If you are familiar with the 2009 hit movie Julie and Julia, then you know that the movie was based off of a blog written by Julie Powell. Julie wrote a blog about cooking her way through Julia Child’s cookbook, “Mastering the Art of French Cooking” in one year. I bet you do not know who Lawrence Dai is though. For a year, Lawrence watched the movie Julie and Julia every day and blogged about it on his blog called “The Lawrence/Julie and Julie Project”. He refers to his project as “…a blog about a movie about a bookabout a blog about a book.” Lawrence’s blog was interesting, humorous, and kept his readers in tune with his mental state as he watched the movie over and over again. One woman’s blog about her life went on to inspire a movie, which then went on to inspire another man’s blog. Are blogs the gift that keep on giving?

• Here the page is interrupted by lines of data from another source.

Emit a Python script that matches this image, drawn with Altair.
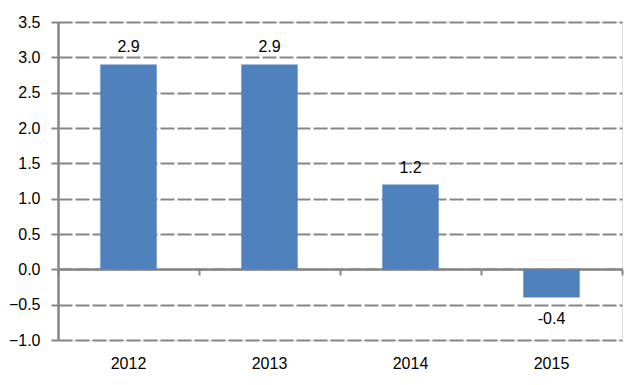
import altair as alt
import pandas as pd

years = ["2012", "2013", "2014", "2015"]
values = [2.9, 2.9, 1.2, -0.4]
labels = ["2.9", "2.9", "1.2", "-0.4"]

df = pd.DataFrame({"year": years, "value": values, "label": labels})

GRAY = "#868686"
FONT = "Liberation Sans"
W, H = 564, 318
YMIN, YMAX = -1.0, 3.5
zero_offset = -round(H * (0 - YMIN) / (YMAX - YMIN))

xscale = alt.Scale(paddingInner=0.6, paddingOuter=0.3)
yscale = alt.Scale(domain=[YMIN, YMAX], nice=False, zero=False)

yaxis = alt.Axis(
    values=[-1.0, -0.5, 0.0, 0.5, 1.0, 1.5, 2.0, 2.5, 3.0, 3.5],
    format=".1f", title=None, grid=True, gridColor=GRAY, gridWidth=2,
    gridDash=[14, 3], domainColor=GRAY, domainWidth=2.5, tickColor=GRAY,
    tickWidth=2, tickSize=7, labelFont=FONT, labelFontSize=16,
    labelColor="#000000", labelPadding=11,
)
xaxis = alt.Axis(orient="bottom", title=None, domain=False, ticks=False,
                 labelAngle=0, labelFont=FONT, labelFontSize=16,
                 labelColor="#000000", labelPadding=15, grid=False)

X = alt.X("year:N", scale=xscale, sort=years, axis=xaxis)
Y = alt.Y("value:Q", scale=yscale, axis=yaxis)

bars = alt.Chart(df).mark_bar(color="#4F81BD").encode(x=X, y=Y)

pos = alt.Chart(df).transform_filter("datum.value >= 0").mark_text(
    font=FONT, fontSize=16, color="#000000", dy=-17
).encode(x=X, y=Y, text="label:N")

neg = alt.Chart(df).transform_filter("datum.value < 0").mark_text(
    font=FONT, fontSize=16, color="#000000", dy=21
).encode(x=X, y=Y, text="label:N")

main = alt.layer(bars, pos, neg)

zero_axis = alt.Chart(df).mark_bar(opacity=0).encode(
    x=alt.X("year:N", sort=years,
            scale=alt.Scale(paddingInner=0, paddingOuter=0),
            axis=alt.Axis(orient="bottom", title=None, offset=zero_offset,
                          domain=True, domainColor=GRAY, domainWidth=2.5,
                          ticks=True, tickBand="extent", tickColor=GRAY,
                          tickWidth=2, tickSize=6, labels=False, grid=False)),
    y=Y,
)

chart = alt.layer(main, zero_axis).resolve_scale(x="independent").properties(
    width=W, height=H,
    autosize=alt.AutoSizeParams(type="none"),
    padding={"left": 50, "top": 14, "right": 11, "bottom": 37},
).configure_view(stroke=None).configure(background="#ffffff")

chart.save("out.html", embed_options={"renderer": "svg", "actions": False})
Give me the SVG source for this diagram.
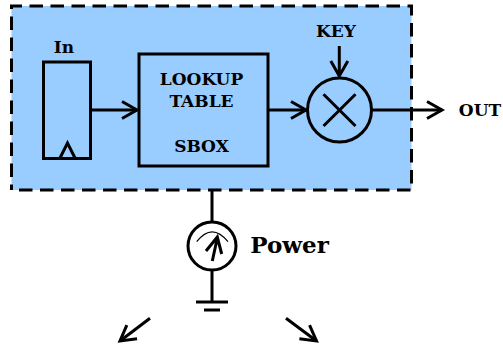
<svg xmlns="http://www.w3.org/2000/svg" width="503" height="345" viewBox="0 0 503 345">
<style>
.s{fill:none;stroke:#000;stroke-width:3}
.t{font-family:"DejaVu Serif",serif;font-weight:bold;fill:#000;text-anchor:middle}
</style>
<defs><marker id="a" markerUnits="userSpaceOnUse" markerWidth="24" markerHeight="24" refX="15" refY="8.500" orient="auto" overflow="visible"><path d="M0 0L15 8.500L0 17" fill="none" stroke="#000" stroke-width="3"/></marker></defs>
<g id="panel"><rect x="11.500" y="6" width="400" height="184" fill="#99ccff"/><path d="M11.500 190V6H411.500V190H11.500" fill="none" stroke="#000" stroke-width="3" stroke-dasharray="13.500 7.500" stroke-dashoffset="8"/></g>
<g id="register"><rect class="s" x="43.500" y="62" width="47" height="96.500"/><path class="s" d="M60 158L67.500 143L75 158"/><text class="t" x="64" y="53" font-size="17">In</text></g>
<g id="lookup"><rect class="s" x="139" y="54" width="129" height="112"/><text class="t" x="201.500" y="84.500" font-size="17">LOOKUP</text><text class="t" x="201.500" y="107" font-size="17">TABLE</text><text class="t" x="201.500" y="152" font-size="17">SBOX</text></g>
<g id="mixer"><circle class="s" cx="339.500" cy="110" r="32"/><path class="s" d="M323.500 94.300L355.500 126M355.500 94.300L323.500 126"/></g>
<g id="key"><text class="t" x="336" y="37" font-size="17">KEY</text></g>
<g id="out"><text class="t" x="480" y="116" font-size="17">OUT</text></g>
<g id="meter"><circle class="s" cx="212" cy="246" r="24"/><path d="M196.700 241.700Q212 222 228 241.700" fill="none" stroke="#000" stroke-width="1.200"/><path d="M212.300 261L217.300 238M206 251L217.300 237L221.700 254" class="s"/><text class="t" x="289.500" y="253" font-size="23">Power</text></g>
<g id="ground"><path class="s" d="M196 302H228M204 310H220"/></g>
<g id="connectors">
<path class="s" d="M92 110H137" marker-end="url(#a)"/>
<path class="s" d="M268 110H306" marker-end="url(#a)"/>
<path class="s" d="M339.300 46V76" marker-end="url(#a)"/>
<path class="s" d="M372 110H442" marker-end="url(#a)"/>
<path class="s" d="M212 190V222M212 270V302"/>
<path class="s" d="M150 318.300L120 341" marker-end="url(#a)"/>
<path class="s" d="M286 318.300L316.500 341" marker-end="url(#a)"/>
</g>
</svg>
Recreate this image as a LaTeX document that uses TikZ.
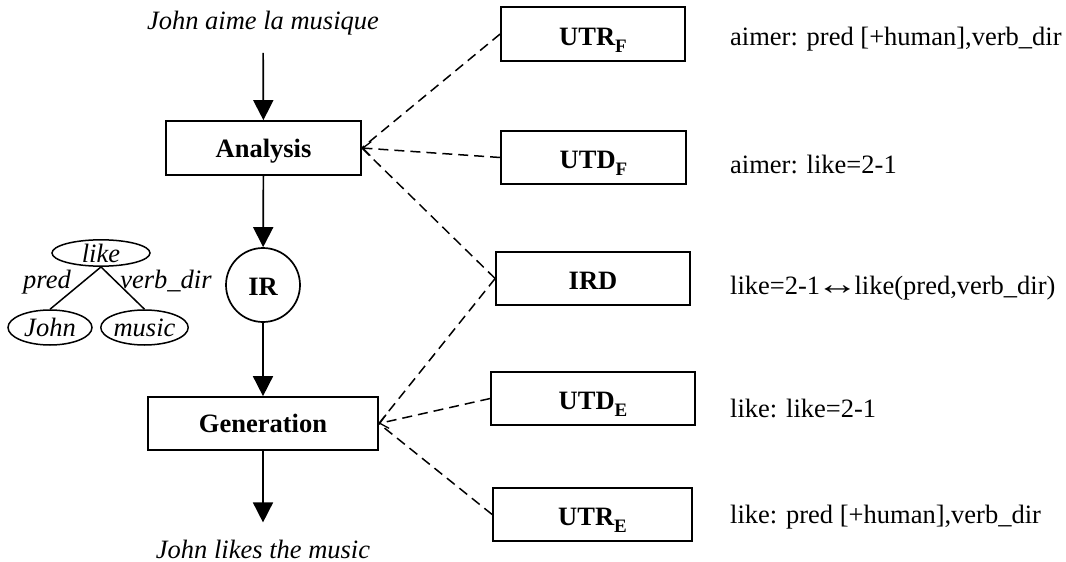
\documentclass[tikz,border=0pt]{standalone}
\usepackage{fontspec}
\usepackage{graphicx}
\setmainfont{Liberation Serif}
\usetikzlibrary{arrows.meta,shapes.geometric}
\newcommand{\mysub}[1]{\raisebox{-7pt}{\fontsize{19}{19}\selectfont #1}}
\newcommand{\myarrow}{\kern-4pt\scalebox{1.6}[1.15]{↔}\kern-4pt}
\begin{document}
\begin{tikzpicture}[x=1pt,y=-1pt,
  every node/.style={font=\fontsize{26.5}{30}\selectfont},
  boxnode/.style={draw,line width=1.7pt,rectangle,inner sep=0pt,text height=22pt,text depth=0pt,font=\fontsize{26.5}{30}\selectfont\bfseries},
  flow/.style={line width=1.7pt,-{Triangle[width=20pt,length=20pt]}},
  dashlink/.style={line width=1.5pt,dash pattern=on 10pt off 6pt},
  dasharrow/.style={dashlink,-{Straight Barb[length=8pt,width=14pt,line width=1.3pt]}},
  itlabel/.style={font=\fontsize{26.5}{30}\selectfont\itshape,inner sep=0pt},
  plain/.style={anchor=base west,inner sep=0pt},
  leaf/.style={draw,ellipse,line width=1.5pt,inner sep=0pt,font=\fontsize{26.5}{30}\selectfont\itshape}
]
\useasboundingbox (0,0) rectangle (1066,562);

% main column
\node[itlabel,anchor=base] (src) at (263,29) {John aime la musique};
\node[boxnode,minimum width=195pt,minimum height=54pt,text height=18pt] (ana) at (263.5,148) {Analysis};
\node[draw,circle,line width=1.7pt,minimum size=74pt,inner sep=0pt,text height=20pt,text depth=0pt,font=\fontsize{26.5}{30}\selectfont\bfseries] (ir) at (263,285) {IR};
\node[boxnode,minimum width=230pt,minimum height=53pt,text height=17pt] (gen) at (263,423.5) {Generation};
\node[itlabel,anchor=base] (tgt) at (263,558) {John likes the music};

\draw[flow,shorten <=18pt] (src) -- (ana);
\draw[flow] (ana) -- (ir);
\draw[flow] (ir) -- (gen);
\draw[flow,shorten >=17pt] (gen) -- (tgt.north);

% tree
\node[leaf,minimum width=98pt,minimum height=26pt] (like) at (101,253) {like};
\node[leaf,minimum width=84pt,minimum height=35pt] (john) at (50,327.5) {John};
\node[leaf,minimum width=85pt,minimum height=35pt] (music) at (144.5,327.5) {music};
\draw[line width=1.5pt] (like.south) -- (john.north);
\draw[line width=1.5pt] (like.south) -- (music.north);
\node[itlabel,anchor=base] (pred) at (47,288) {pred};
\node[itlabel,anchor=base] (vdir) at (166,288) {verb\_dir};

% resource boxes
\node[boxnode,minimum width=184pt,minimum height=54pt] (utrf) at (593,34) {UTR\mysub{F}};
\node[boxnode,minimum width=185pt,minimum height=53pt] (utdf) at (593.5,157.5) {UTD\mysub{F}};
\node[boxnode,minimum width=194pt,minimum height=53pt] (ird) at (593,278.5) {IRD};
\node[boxnode,minimum width=204pt,minimum height=53pt] (utde) at (593,398.5) {UTD\mysub{E}};
\node[boxnode,minimum width=199pt,minimum height=53pt] (utre) at (592.5,514.5) {UTR\mysub{E}};

% dashed links
\draw[dashlink] (utrf.west) -- (ana.east);
\draw[dasharrow] (utdf.west) -- (ana.east);
\draw[dashlink] (ird.west) -- (ana.east);
\draw[dashlink] (ird.west) -- (gen.east);
\draw[dasharrow] (utde.west) -- (gen.east);
\draw[dashlink] (utre.west) -- (gen.east);

% descriptions
\node[plain] (t1) at (730,45) {aimer: pred [+human],verb\_dir};
\node[plain] (t2) at (730,173) {aimer: like=2-1};
\node[plain] (t3) at (730,294) {like=2-1\myarrow like(pred,verb\_dir)};
\node[plain] (t4) at (730,417) {like: like=2-1};
\node[plain] (t5) at (730,523) {like: pred [+human],verb\_dir};
\end{tikzpicture}
\end{document}
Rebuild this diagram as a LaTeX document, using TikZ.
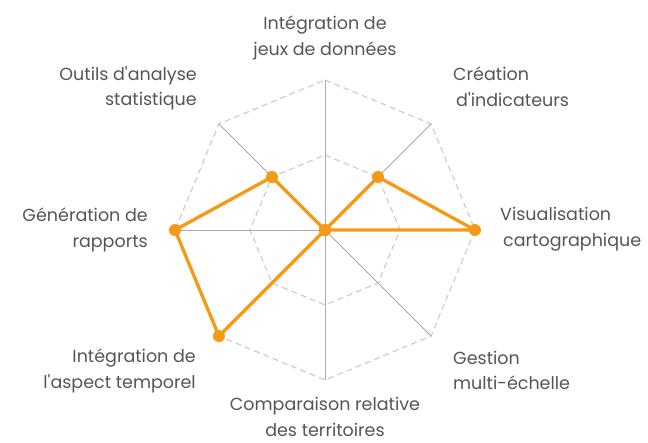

What about the time between the cave drawings and the internet? We wrote our lives onto plain paper in the form of a diary or journal. What may be one of the most popular diaries of all time is Anne Frank’s. Her diary consisted of notebooks filled with her day to day life while living in a secret quarter of her father’s office building during the occupation of the Nazis in the Netherlands. Anne spent a little over two years writing her entries, and to this day we are still fascinated by what she wrote. Her diary has been published in over 60 languages, sold 25 million copies, been made into a play, a movie, and is on numerous lists of the top books of the twentieth century. All of this is because one thirteen year old girl decided to write in her diary.
Blogging is the new way of expression for humanity that we cannot get enough of. Using the internet allows us to create a scrapbook of images, text, ideas, and history which ultimately turns into a colorful and in depth autobiography of ourselves. In turn we inspire others to do the same. Unlike the fragile pages of a diary, what we put on the internet can last forever, allowing others to stumble upon what you have left.
Three months before her capture, Anne wrote in regards to her writing, “I want to go on living even after my death!” No matter if we write it, paint it, or type it, I believe that is what we all want in the end.